The FSC’s decision brings KEB’s sell-off closer than ever after two aborted attempts in the past.
Despite public calls opposing the move, the FSC ordered Lone Star to sell off all but 10 of its 51.02 percent majority stake in KEB yesterday without setting any conditions that would penalize it in the process.
The FSC said its order must be carried out within six months, the maximum period in Korean banking law given to a major shareholder of a commercial bank forfeiting its controlling stake due to guilt in financial crimes.
“The FSC decided to refrain from specifying the method of the stake sale by comprehensively considering the purpose of the regulations reviewing the eligibility [of a bank owner] as well as both domestic and overseas precedents,” said Lee Suk-joon, FSC standing commissioner at a joint press conference by the FSC and the financial watchdog the Financial Supervisory Service (FSS).
“The FSC [also] decided to order the stake sale to be carried out within six months by considering the amount of [some 265 million] shares to be sold as well as past precedents.”
The decision, based on the most straightforward interpretation of current banking laws, was widely expected, as FSC Chairman Kim said that he “[does] not intend to benefit Lone Star, nor [does he] intend to intentionally put Lone Star at a disadvantage.”
“Decisions concerning foreign investors must be made fairly, according to the rule of law rather than sentiment,” said Kim, answering lawmakers’ questions while appearing before a parliamentary committee on Thursday.
Concerning the claims that Lone Star is a nonfinancial investor with more than 2 trillion won in assets and is therefore ineligible to own a bank under Korean law, regulators said the FSS is investigating the veracity of the claims.
However, according to regulatory officials, the FSC decided to go ahead with the stake sale order because even if Lone Star is found to be a nonfinancial investor, the options open to regulators wouldn’t have been very different.

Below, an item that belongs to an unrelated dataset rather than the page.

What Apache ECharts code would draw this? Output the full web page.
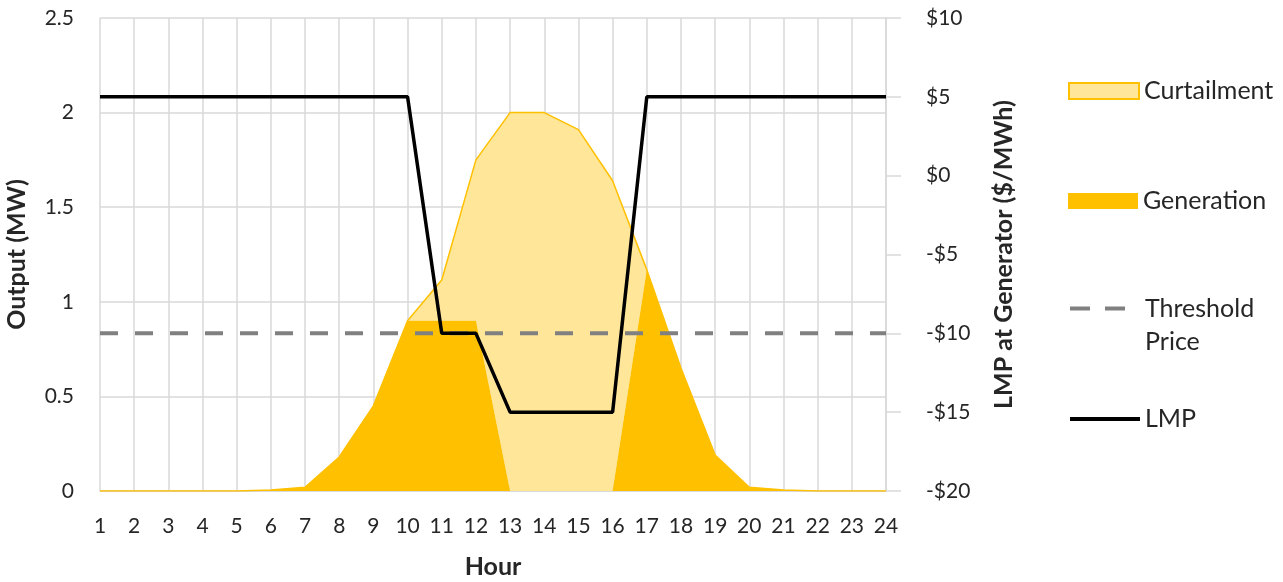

Under banking laws, the FSC could have ordered the buyout fund to sell all but 4 percent of its 51.02 percent stake, rather than keeping 10 percent.
Protests redoubled at the news, and some 2,000 KEB employees camped outside the FSC building in Yeouido, western Seoul, to denounce the decision. The bank’s union said it would go on a general strike “within this month” to protest the order.
The KEB employee stock ownership association also filed an administrative lawsuit against the FSS demanding it reveal the results of its investigation into whether Lone Star is nonfinancial investor, including the value of golf courses allegedly owned by a Lone Star subsidiary in Japan.
Politicians such as the Democratic Party’s Ooh Che-chang threatened hearings and promised to block legislation related to the FSC on Thursday should regulators issue a simple stake order.
Meanwhile, the legally-prescribed maximum deadline of six months for the sale is expected to weaken the bargaining position of Hana Financial Group should it attempt to renegotiate with Lone Star to bring KEB’s sale price down, as was widely reported.